* **Problem to work on**
Can you print the data exactly and leave out each image?

>> Start Data excerpt

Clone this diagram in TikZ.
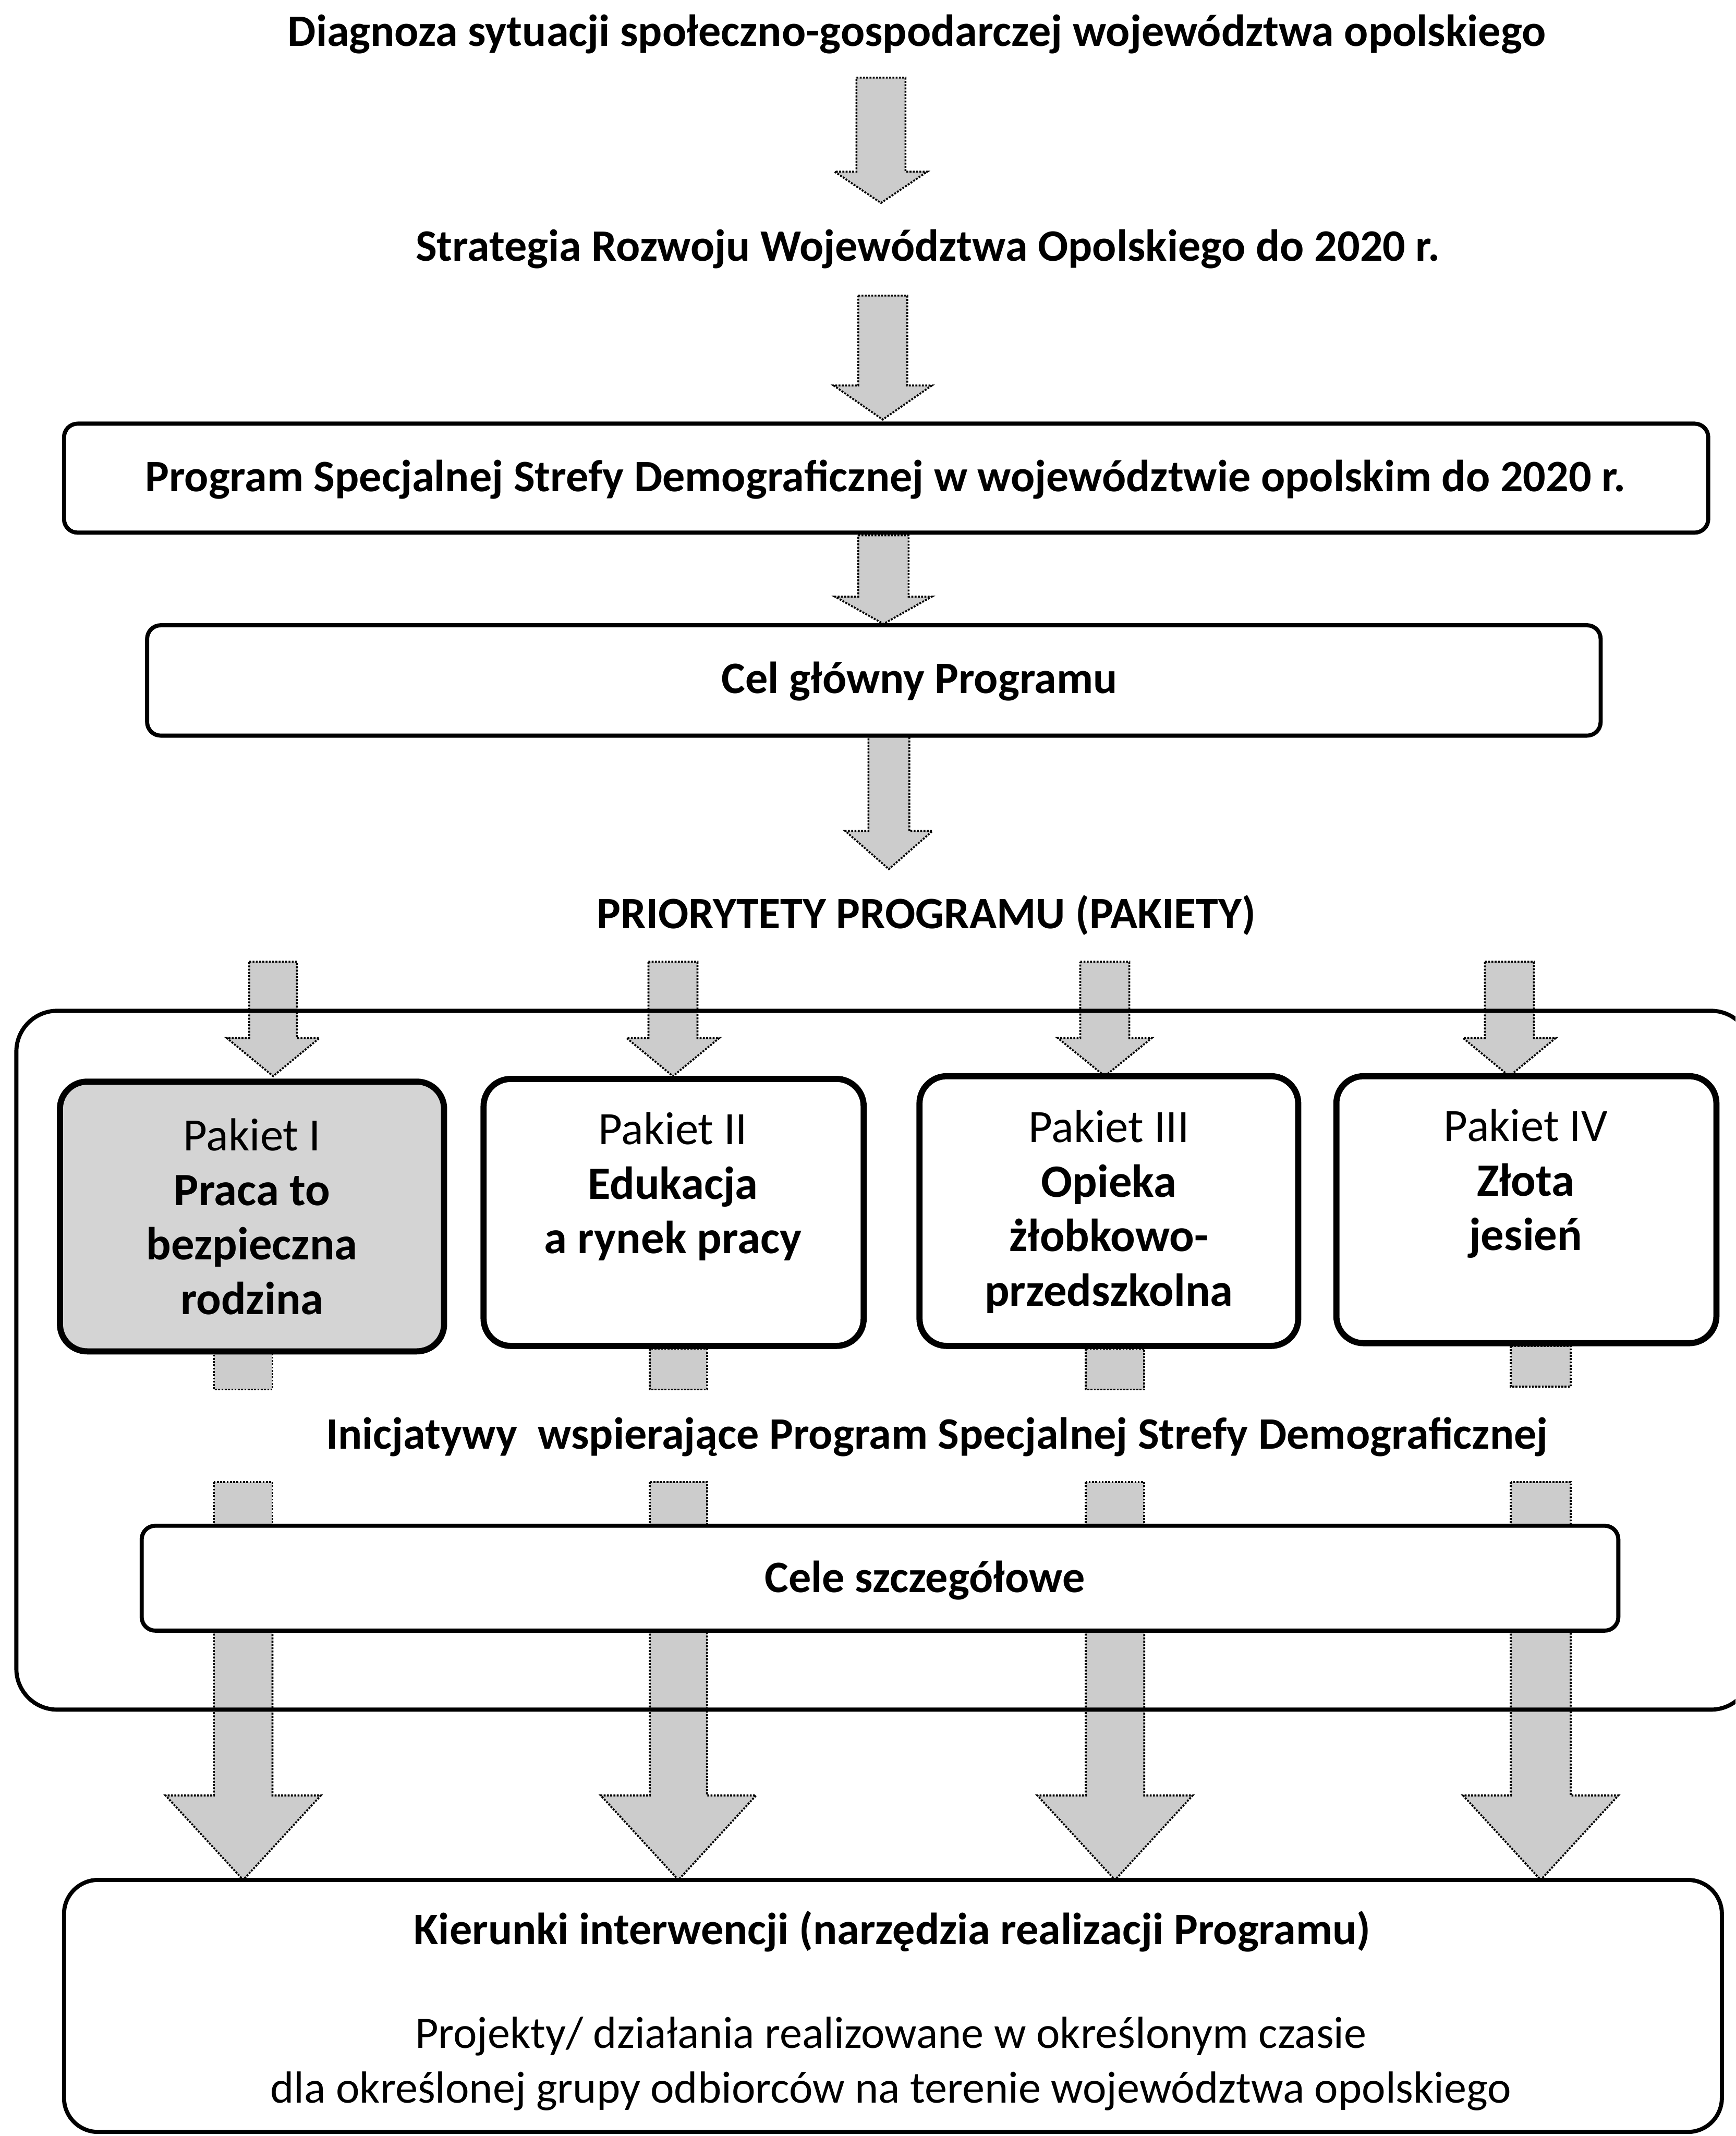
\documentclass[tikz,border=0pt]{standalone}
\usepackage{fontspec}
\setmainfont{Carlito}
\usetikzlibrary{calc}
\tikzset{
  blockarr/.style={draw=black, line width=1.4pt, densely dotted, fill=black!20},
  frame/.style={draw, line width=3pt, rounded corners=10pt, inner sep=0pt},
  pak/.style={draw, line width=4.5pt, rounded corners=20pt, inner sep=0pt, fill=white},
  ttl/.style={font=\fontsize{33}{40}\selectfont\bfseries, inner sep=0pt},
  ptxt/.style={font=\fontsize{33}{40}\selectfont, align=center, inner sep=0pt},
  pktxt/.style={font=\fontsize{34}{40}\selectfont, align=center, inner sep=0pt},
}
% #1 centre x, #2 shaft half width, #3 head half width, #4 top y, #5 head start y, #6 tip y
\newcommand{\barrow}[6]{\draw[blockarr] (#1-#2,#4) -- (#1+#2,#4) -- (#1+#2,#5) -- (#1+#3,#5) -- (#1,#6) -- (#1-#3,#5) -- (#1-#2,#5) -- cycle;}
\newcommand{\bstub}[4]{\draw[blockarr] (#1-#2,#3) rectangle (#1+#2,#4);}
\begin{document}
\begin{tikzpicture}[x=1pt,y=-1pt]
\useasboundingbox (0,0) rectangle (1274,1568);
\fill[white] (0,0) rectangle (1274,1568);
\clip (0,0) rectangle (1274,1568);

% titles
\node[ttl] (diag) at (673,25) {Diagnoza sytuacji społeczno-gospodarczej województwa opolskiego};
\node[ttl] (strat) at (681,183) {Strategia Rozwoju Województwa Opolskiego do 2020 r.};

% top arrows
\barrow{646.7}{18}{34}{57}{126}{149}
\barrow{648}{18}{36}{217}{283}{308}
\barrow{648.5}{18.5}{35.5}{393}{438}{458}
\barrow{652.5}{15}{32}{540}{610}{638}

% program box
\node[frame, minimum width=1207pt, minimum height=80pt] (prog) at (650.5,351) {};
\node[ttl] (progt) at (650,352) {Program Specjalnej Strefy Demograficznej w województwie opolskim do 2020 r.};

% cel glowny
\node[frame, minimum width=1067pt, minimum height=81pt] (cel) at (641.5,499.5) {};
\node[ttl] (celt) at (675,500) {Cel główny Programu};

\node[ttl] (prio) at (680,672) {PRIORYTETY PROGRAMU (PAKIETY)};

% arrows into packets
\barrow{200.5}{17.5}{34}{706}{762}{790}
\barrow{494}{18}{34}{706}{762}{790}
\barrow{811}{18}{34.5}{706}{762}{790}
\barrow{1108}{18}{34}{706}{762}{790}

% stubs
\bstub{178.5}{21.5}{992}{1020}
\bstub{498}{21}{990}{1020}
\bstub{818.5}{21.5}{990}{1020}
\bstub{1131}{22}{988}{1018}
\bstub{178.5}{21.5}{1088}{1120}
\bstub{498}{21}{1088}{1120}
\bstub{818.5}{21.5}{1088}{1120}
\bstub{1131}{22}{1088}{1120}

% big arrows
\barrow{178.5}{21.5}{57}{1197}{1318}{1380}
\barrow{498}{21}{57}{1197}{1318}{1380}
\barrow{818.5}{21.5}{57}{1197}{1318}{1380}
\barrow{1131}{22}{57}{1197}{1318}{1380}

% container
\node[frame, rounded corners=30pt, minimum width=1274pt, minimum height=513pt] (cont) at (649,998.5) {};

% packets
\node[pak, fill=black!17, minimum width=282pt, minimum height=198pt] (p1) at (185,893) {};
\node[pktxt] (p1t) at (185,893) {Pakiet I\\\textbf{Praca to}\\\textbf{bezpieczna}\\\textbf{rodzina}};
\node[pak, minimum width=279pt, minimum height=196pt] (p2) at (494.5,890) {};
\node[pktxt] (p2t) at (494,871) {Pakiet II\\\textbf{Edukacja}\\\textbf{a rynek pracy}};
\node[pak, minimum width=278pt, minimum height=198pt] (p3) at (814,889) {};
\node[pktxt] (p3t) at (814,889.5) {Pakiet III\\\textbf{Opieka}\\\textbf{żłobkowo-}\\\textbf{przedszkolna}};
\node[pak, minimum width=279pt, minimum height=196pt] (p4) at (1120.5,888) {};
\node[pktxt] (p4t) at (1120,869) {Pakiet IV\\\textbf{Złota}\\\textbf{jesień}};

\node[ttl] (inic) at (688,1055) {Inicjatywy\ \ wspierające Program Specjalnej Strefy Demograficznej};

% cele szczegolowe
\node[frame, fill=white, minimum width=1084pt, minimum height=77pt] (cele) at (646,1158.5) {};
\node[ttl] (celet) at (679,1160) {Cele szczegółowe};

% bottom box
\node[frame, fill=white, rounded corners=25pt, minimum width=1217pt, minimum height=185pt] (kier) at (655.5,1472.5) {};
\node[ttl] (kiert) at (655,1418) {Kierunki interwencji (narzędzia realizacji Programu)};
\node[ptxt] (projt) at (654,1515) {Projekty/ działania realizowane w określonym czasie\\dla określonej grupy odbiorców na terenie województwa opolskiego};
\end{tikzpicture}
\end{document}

>> End Data excerpt

* **Result**
Clone this diagram in TikZ.
\documentclass[tikz,border=0pt]{standalone}
\usepackage{fontspec}
\setmainfont{Carlito}
\usetikzlibrary{calc}
\tikzset{
  blockarr/.style={draw=black, line width=1.4pt, densely dotted, fill=black!20},
  frame/.style={draw, line width=3pt, rounded corners=10pt, inner sep=0pt},
  pak/.style={draw, line width=4.5pt, rounded corners=20pt, inner sep=0pt, fill=white},
  ttl/.style={font=\fontsize{33}{40}\selectfont\bfseries, inner sep=0pt},
  ptxt/.style={font=\fontsize{33}{40}\selectfont, align=center, inner sep=0pt},
  pktxt/.style={font=\fontsize{34}{40}\selectfont, align=center, inner sep=0pt},
}
% #1 centre x, #2 shaft half width, #3 head half width, #4 top y, #5 head start y, #6 tip y
\newcommand{\barrow}[6]{\draw[blockarr] (#1-#2,#4) -- (#1+#2,#4) -- (#1+#2,#5) -- (#1+#3,#5) -- (#1,#6) -- (#1-#3,#5) -- (#1-#2,#5) -- cycle;}
\newcommand{\bstub}[4]{\draw[blockarr] (#1-#2,#3) rectangle (#1+#2,#4);}
\begin{document}
\begin{tikzpicture}[x=1pt,y=-1pt]
\useasboundingbox (0,0) rectangle (1274,1568);
\fill[white] (0,0) rectangle (1274,1568);
\clip (0,0) rectangle (1274,1568);

% titles
\node[ttl] (diag) at (673,25) {Diagnoza sytuacji społeczno-gospodarczej województwa opolskiego};
\node[ttl] (strat) at (681,183) {Strategia Rozwoju Województwa Opolskiego do 2020 r.};

% top arrows
\barrow{646.7}{18}{34}{57}{126}{149}
\barrow{648}{18}{36}{217}{283}{308}
\barrow{648.5}{18.5}{35.5}{393}{438}{458}
\barrow{652.5}{15}{32}{540}{610}{638}

% program box
\node[frame, minimum width=1207pt, minimum height=80pt] (prog) at (650.5,351) {};
\node[ttl] (progt) at (650,352) {Program Specjalnej Strefy Demograficznej w województwie opolskim do 2020 r.};

% cel glowny
\node[frame, minimum width=1067pt, minimum height=81pt] (cel) at (641.5,499.5) {};
\node[ttl] (celt) at (675,500) {Cel główny Programu};

\node[ttl] (prio) at (680,672) {PRIORYTETY PROGRAMU (PAKIETY)};

% arrows into packets
\barrow{200.5}{17.5}{34}{706}{762}{790}
\barrow{494}{18}{34}{706}{762}{790}
\barrow{811}{18}{34.5}{706}{762}{790}
\barrow{1108}{18}{34}{706}{762}{790}

% stubs
\bstub{178.5}{21.5}{992}{1020}
\bstub{498}{21}{990}{1020}
\bstub{818.5}{21.5}{990}{1020}
\bstub{1131}{22}{988}{1018}
\bstub{178.5}{21.5}{1088}{1120}
\bstub{498}{21}{1088}{1120}
\bstub{818.5}{21.5}{1088}{1120}
\bstub{1131}{22}{1088}{1120}

% big arrows
\barrow{178.5}{21.5}{57}{1197}{1318}{1380}
\barrow{498}{21}{57}{1197}{1318}{1380}
\barrow{818.5}{21.5}{57}{1197}{1318}{1380}
\barrow{1131}{22}{57}{1197}{1318}{1380}

% container
\node[frame, rounded corners=30pt, minimum width=1274pt, minimum height=513pt] (cont) at (649,998.5) {};

% packets
\node[pak, fill=black!17, minimum width=282pt, minimum height=198pt] (p1) at (185,893) {};
\node[pktxt] (p1t) at (185,893) {Pakiet I\\\textbf{Praca to}\\\textbf{bezpieczna}\\\textbf{rodzina}};
\node[pak, minimum width=279pt, minimum height=196pt] (p2) at (494.5,890) {};
\node[pktxt] (p2t) at (494,871) {Pakiet II\\\textbf{Edukacja}\\\textbf{a rynek pracy}};
\node[pak, minimum width=278pt, minimum height=198pt] (p3) at (814,889) {};
\node[pktxt] (p3t) at (814,889.5) {Pakiet III\\\textbf{Opieka}\\\textbf{żłobkowo-}\\\textbf{przedszkolna}};
\node[pak, minimum width=279pt, minimum height=196pt] (p4) at (1120.5,888) {};
\node[pktxt] (p4t) at (1120,869) {Pakiet IV\\\textbf{Złota}\\\textbf{jesień}};

\node[ttl] (inic) at (688,1055) {Inicjatywy\ \ wspierające Program Specjalnej Strefy Demograficznej};

% cele szczegolowe
\node[frame, fill=white, minimum width=1084pt, minimum height=77pt] (cele) at (646,1158.5) {};
\node[ttl] (celet) at (679,1160) {Cele szczegółowe};

% bottom box
\node[frame, fill=white, rounded corners=25pt, minimum width=1217pt, minimum height=185pt] (kier) at (655.5,1472.5) {};
\node[ttl] (kiert) at (655,1418) {Kierunki interwencji (narzędzia realizacji Programu)};
\node[ptxt] (projt) at (654,1515) {Projekty/ działania realizowane w określonym czasie\\dla określonej grupy odbiorców na terenie województwa opolskiego};
\end{tikzpicture}
\end{document}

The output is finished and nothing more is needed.